* Listed entries *
..............................

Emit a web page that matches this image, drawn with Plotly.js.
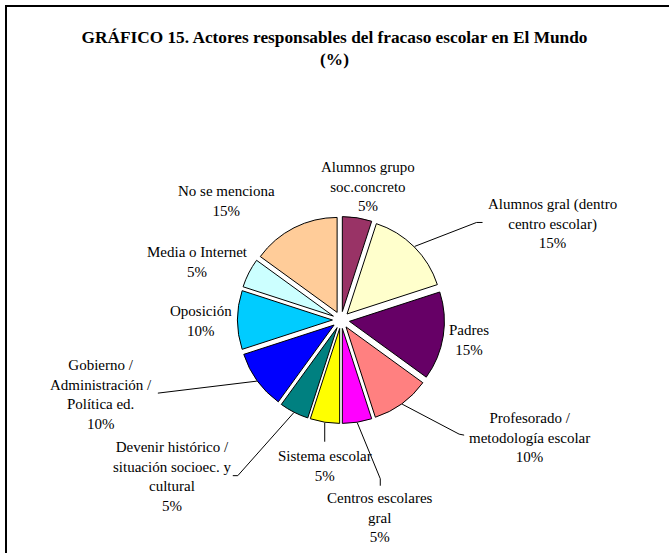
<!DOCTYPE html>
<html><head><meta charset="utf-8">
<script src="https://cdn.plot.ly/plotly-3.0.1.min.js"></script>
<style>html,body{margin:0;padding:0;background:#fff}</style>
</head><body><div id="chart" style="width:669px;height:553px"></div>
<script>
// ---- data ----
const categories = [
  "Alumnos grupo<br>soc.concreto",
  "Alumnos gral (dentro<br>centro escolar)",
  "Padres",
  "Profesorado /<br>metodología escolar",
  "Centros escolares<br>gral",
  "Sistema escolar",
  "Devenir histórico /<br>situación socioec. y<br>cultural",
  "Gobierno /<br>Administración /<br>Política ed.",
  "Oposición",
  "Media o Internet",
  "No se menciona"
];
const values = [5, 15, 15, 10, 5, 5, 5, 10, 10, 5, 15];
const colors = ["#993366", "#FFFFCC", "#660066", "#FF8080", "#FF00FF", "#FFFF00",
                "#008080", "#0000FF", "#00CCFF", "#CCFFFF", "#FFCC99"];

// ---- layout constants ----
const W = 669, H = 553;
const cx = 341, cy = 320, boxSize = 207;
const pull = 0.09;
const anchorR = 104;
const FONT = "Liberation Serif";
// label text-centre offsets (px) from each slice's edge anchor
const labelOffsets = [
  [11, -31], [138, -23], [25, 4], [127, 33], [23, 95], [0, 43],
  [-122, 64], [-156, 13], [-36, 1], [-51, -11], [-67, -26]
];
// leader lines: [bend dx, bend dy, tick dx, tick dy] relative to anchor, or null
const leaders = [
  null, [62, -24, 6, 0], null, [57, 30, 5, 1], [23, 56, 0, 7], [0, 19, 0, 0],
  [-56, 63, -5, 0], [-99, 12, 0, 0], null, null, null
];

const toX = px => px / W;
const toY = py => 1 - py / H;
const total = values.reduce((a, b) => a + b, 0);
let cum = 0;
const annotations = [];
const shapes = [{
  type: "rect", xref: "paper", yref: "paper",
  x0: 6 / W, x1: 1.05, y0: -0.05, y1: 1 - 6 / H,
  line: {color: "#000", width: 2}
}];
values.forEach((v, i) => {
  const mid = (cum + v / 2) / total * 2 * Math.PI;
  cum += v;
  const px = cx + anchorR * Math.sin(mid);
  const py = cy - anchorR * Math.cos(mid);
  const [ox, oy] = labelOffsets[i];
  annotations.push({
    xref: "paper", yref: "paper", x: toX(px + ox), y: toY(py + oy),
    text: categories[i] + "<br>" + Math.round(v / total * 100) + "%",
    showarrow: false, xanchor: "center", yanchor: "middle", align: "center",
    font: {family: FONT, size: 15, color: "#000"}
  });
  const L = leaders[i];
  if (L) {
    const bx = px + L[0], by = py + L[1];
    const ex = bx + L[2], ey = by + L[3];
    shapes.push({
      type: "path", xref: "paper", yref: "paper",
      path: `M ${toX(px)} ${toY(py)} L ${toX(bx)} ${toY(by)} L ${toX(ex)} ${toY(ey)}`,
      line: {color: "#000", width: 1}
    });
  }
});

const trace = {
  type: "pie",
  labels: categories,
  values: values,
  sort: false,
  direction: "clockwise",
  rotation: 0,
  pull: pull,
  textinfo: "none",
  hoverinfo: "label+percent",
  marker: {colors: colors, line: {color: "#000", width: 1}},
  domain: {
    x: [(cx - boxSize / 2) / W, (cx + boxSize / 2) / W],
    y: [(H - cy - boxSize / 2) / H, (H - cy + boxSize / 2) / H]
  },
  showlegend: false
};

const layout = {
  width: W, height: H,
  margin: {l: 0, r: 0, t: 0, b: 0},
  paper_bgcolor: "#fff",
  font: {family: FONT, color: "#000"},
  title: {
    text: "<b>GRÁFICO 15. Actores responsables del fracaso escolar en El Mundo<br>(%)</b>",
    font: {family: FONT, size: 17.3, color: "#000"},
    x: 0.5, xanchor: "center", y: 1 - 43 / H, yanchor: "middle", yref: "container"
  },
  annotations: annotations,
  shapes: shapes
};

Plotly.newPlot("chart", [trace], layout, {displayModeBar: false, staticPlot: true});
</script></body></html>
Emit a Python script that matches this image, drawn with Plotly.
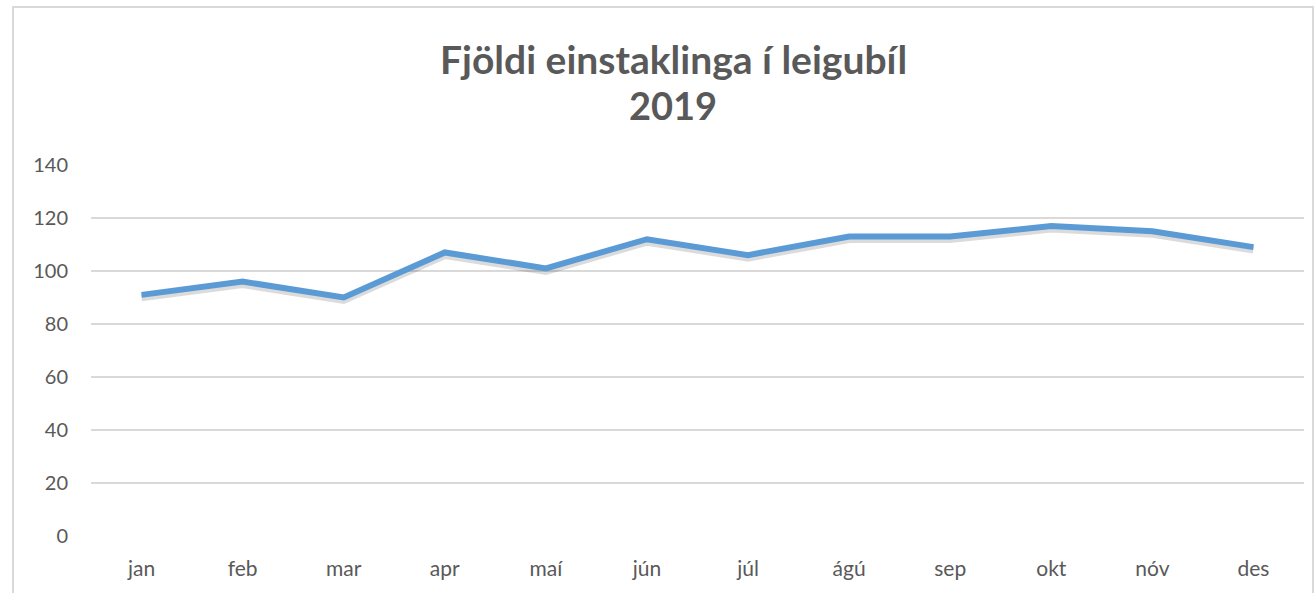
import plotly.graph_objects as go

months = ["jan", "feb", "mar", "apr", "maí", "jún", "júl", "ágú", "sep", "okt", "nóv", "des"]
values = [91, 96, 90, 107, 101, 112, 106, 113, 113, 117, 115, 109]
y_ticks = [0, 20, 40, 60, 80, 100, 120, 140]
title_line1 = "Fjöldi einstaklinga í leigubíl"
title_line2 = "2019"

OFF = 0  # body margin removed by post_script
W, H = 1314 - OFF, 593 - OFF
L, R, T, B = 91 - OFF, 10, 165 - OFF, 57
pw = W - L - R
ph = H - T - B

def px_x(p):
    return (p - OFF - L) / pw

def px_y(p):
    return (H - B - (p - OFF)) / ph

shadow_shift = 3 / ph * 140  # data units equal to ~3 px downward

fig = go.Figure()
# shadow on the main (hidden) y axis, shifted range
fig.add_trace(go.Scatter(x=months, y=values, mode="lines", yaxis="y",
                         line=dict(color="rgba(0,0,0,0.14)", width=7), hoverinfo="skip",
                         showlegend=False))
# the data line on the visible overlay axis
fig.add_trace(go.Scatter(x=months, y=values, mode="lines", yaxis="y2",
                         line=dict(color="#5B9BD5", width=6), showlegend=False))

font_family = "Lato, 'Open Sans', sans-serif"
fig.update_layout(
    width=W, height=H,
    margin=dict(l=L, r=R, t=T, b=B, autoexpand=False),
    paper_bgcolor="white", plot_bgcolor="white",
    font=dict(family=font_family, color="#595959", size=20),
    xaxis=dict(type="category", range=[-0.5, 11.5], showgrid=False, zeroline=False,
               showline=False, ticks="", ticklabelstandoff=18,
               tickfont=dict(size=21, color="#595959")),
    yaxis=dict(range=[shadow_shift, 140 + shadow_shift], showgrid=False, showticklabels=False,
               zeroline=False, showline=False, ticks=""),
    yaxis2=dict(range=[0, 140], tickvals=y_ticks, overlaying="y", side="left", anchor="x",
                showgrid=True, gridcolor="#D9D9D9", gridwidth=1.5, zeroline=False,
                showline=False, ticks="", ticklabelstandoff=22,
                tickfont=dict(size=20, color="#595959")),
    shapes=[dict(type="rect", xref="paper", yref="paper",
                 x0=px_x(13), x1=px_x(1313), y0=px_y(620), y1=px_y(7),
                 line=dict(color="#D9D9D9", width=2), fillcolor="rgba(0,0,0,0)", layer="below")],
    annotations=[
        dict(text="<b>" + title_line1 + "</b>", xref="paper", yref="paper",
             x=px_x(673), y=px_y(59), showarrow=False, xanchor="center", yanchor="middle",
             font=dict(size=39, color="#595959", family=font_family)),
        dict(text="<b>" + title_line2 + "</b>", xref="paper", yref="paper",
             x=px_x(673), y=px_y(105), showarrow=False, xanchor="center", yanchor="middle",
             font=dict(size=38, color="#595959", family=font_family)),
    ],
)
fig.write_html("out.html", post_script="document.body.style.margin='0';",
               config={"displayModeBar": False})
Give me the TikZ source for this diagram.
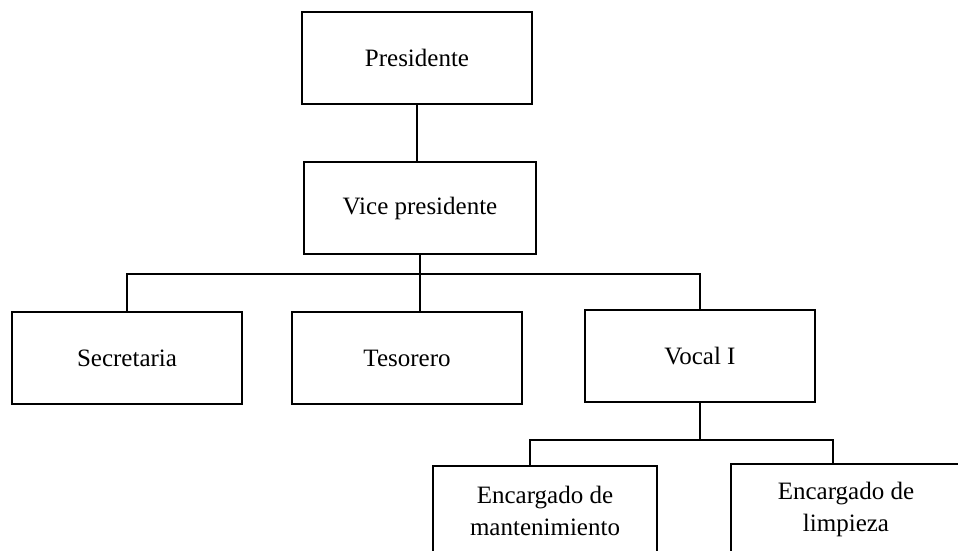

..............................

* Written problem *
Every line above should be returned word for word, with the pictures left behind.

* Result of this task *
Emit a web page that matches this image, drawn with Plotly.js.
<!DOCTYPE html>
<html><head><meta charset="utf-8">
<script src="https://cdn.plot.ly/plotly-3.0.1.min.js"></script>
<style>html,body{margin:0;padding:0;background:#fff}</style>
</head><body><div id="chart" style="width:669px;height:553px"></div>
<script>
// ---- data ----
const categories = [
  "Alumnos grupo<br>soc.concreto",
  "Alumnos gral (dentro<br>centro escolar)",
  "Padres",
  "Profesorado /<br>metodología escolar",
  "Centros escolares<br>gral",
  "Sistema escolar",
  "Devenir histórico /<br>situación socioec. y<br>cultural",
  "Gobierno /<br>Administración /<br>Política ed.",
  "Oposición",
  "Media o Internet",
  "No se menciona"
];
const values = [5, 15, 15, 10, 5, 5, 5, 10, 10, 5, 15];
const colors = ["#993366", "#FFFFCC", "#660066", "#FF8080", "#FF00FF", "#FFFF00",
                "#008080", "#0000FF", "#00CCFF", "#CCFFFF", "#FFCC99"];

// ---- layout constants ----
const W = 669, H = 553;
const cx = 341, cy = 320, boxSize = 207;
const pull = 0.09;
const anchorR = 104;
const FONT = "Liberation Serif";
// label text-centre offsets (px) from each slice's edge anchor
const labelOffsets = [
  [11, -31], [138, -23], [25, 4], [127, 33], [23, 95], [0, 43],
  [-122, 64], [-156, 13], [-36, 1], [-51, -11], [-67, -26]
];
// leader lines: [bend dx, bend dy, tick dx, tick dy] relative to anchor, or null
const leaders = [
  null, [62, -24, 6, 0], null, [57, 30, 5, 1], [23, 56, 0, 7], [0, 19, 0, 0],
  [-56, 63, -5, 0], [-99, 12, 0, 0], null, null, null
];

const toX = px => px / W;
const toY = py => 1 - py / H;
const total = values.reduce((a, b) => a + b, 0);
let cum = 0;
const annotations = [];
const shapes = [{
  type: "rect", xref: "paper", yref: "paper",
  x0: 6 / W, x1: 1.05, y0: -0.05, y1: 1 - 6 / H,
  line: {color: "#000", width: 2}
}];
values.forEach((v, i) => {
  const mid = (cum + v / 2) / total * 2 * Math.PI;
  cum += v;
  const px = cx + anchorR * Math.sin(mid);
  const py = cy - anchorR * Math.cos(mid);
  const [ox, oy] = labelOffsets[i];
  annotations.push({
    xref: "paper", yref: "paper", x: toX(px + ox), y: toY(py + oy),
    text: categories[i] + "<br>" + Math.round(v / total * 100) + "%",
    showarrow: false, xanchor: "center", yanchor: "middle", align: "center",
    font: {family: FONT, size: 15, color: "#000"}
  });
  const L = leaders[i];
  if (L) {
    const bx = px + L[0], by = py + L[1];
    const ex = bx + L[2], ey = by + L[3];
    shapes.push({
      type: "path", xref: "paper", yref: "paper",
      path: `M ${toX(px)} ${toY(py)} L ${toX(bx)} ${toY(by)} L ${toX(ex)} ${toY(ey)}`,
      line: {color: "#000", width: 1}
    });
  }
});

const trace = {
  type: "pie",
  labels: categories,
  values: values,
  sort: false,
  direction: "clockwise",
  rotation: 0,
  pull: pull,
  textinfo: "none",
  hoverinfo: "label+percent",
  marker: {colors: colors, line: {color: "#000", width: 1}},
  domain: {
    x: [(cx - boxSize / 2) / W, (cx + boxSize / 2) / W],
    y: [(H - cy - boxSize / 2) / H, (H - cy + boxSize / 2) / H]
  },
  showlegend: false
};

const layout = {
  width: W, height: H,
  margin: {l: 0, r: 0, t: 0, b: 0},
  paper_bgcolor: "#fff",
  font: {family: FONT, color: "#000"},
  title: {
    text: "<b>GRÁFICO 15. Actores responsables del fracaso escolar en El Mundo<br>(%)</b>",
    font: {family: FONT, size: 17.3, color: "#000"},
    x: 0.5, xanchor: "center", y: 1 - 43 / H, yanchor: "middle", yref: "container"
  },
  annotations: annotations,
  shapes: shapes
};

Plotly.newPlot("chart", [trace], layout, {displayModeBar: false, staticPlot: true});
</script></body></html>
Emit a Python script that matches this image, drawn with Plotly.
import plotly.graph_objects as go

months = ["jan", "feb", "mar", "apr", "maí", "jún", "júl", "ágú", "sep", "okt", "nóv", "des"]
values = [91, 96, 90, 107, 101, 112, 106, 113, 113, 117, 115, 109]
y_ticks = [0, 20, 40, 60, 80, 100, 120, 140]
title_line1 = "Fjöldi einstaklinga í leigubíl"
title_line2 = "2019"

OFF = 0  # body margin removed by post_script
W, H = 1314 - OFF, 593 - OFF
L, R, T, B = 91 - OFF, 10, 165 - OFF, 57
pw = W - L - R
ph = H - T - B

def px_x(p):
    return (p - OFF - L) / pw

def px_y(p):
    return (H - B - (p - OFF)) / ph

shadow_shift = 3 / ph * 140  # data units equal to ~3 px downward

fig = go.Figure()
# shadow on the main (hidden) y axis, shifted range
fig.add_trace(go.Scatter(x=months, y=values, mode="lines", yaxis="y",
                         line=dict(color="rgba(0,0,0,0.14)", width=7), hoverinfo="skip",
                         showlegend=False))
# the data line on the visible overlay axis
fig.add_trace(go.Scatter(x=months, y=values, mode="lines", yaxis="y2",
                         line=dict(color="#5B9BD5", width=6), showlegend=False))

font_family = "Lato, 'Open Sans', sans-serif"
fig.update_layout(
    width=W, height=H,
    margin=dict(l=L, r=R, t=T, b=B, autoexpand=False),
    paper_bgcolor="white", plot_bgcolor="white",
    font=dict(family=font_family, color="#595959", size=20),
    xaxis=dict(type="category", range=[-0.5, 11.5], showgrid=False, zeroline=False,
               showline=False, ticks="", ticklabelstandoff=18,
               tickfont=dict(size=21, color="#595959")),
    yaxis=dict(range=[shadow_shift, 140 + shadow_shift], showgrid=False, showticklabels=False,
               zeroline=False, showline=False, ticks=""),
    yaxis2=dict(range=[0, 140], tickvals=y_ticks, overlaying="y", side="left", anchor="x",
                showgrid=True, gridcolor="#D9D9D9", gridwidth=1.5, zeroline=False,
                showline=False, ticks="", ticklabelstandoff=22,
                tickfont=dict(size=20, color="#595959")),
    shapes=[dict(type="rect", xref="paper", yref="paper",
                 x0=px_x(13), x1=px_x(1313), y0=px_y(620), y1=px_y(7),
                 line=dict(color="#D9D9D9", width=2), fillcolor="rgba(0,0,0,0)", layer="below")],
    annotations=[
        dict(text="<b>" + title_line1 + "</b>", xref="paper", yref="paper",
             x=px_x(673), y=px_y(59), showarrow=False, xanchor="center", yanchor="middle",
             font=dict(size=39, color="#595959", family=font_family)),
        dict(text="<b>" + title_line2 + "</b>", xref="paper", yref="paper",
             x=px_x(673), y=px_y(105), showarrow=False, xanchor="center", yanchor="middle",
             font=dict(size=38, color="#595959", family=font_family)),
    ],
)
fig.write_html("out.html", post_script="document.body.style.margin='0';",
               config={"displayModeBar": False})
Give me the TikZ source for this diagram.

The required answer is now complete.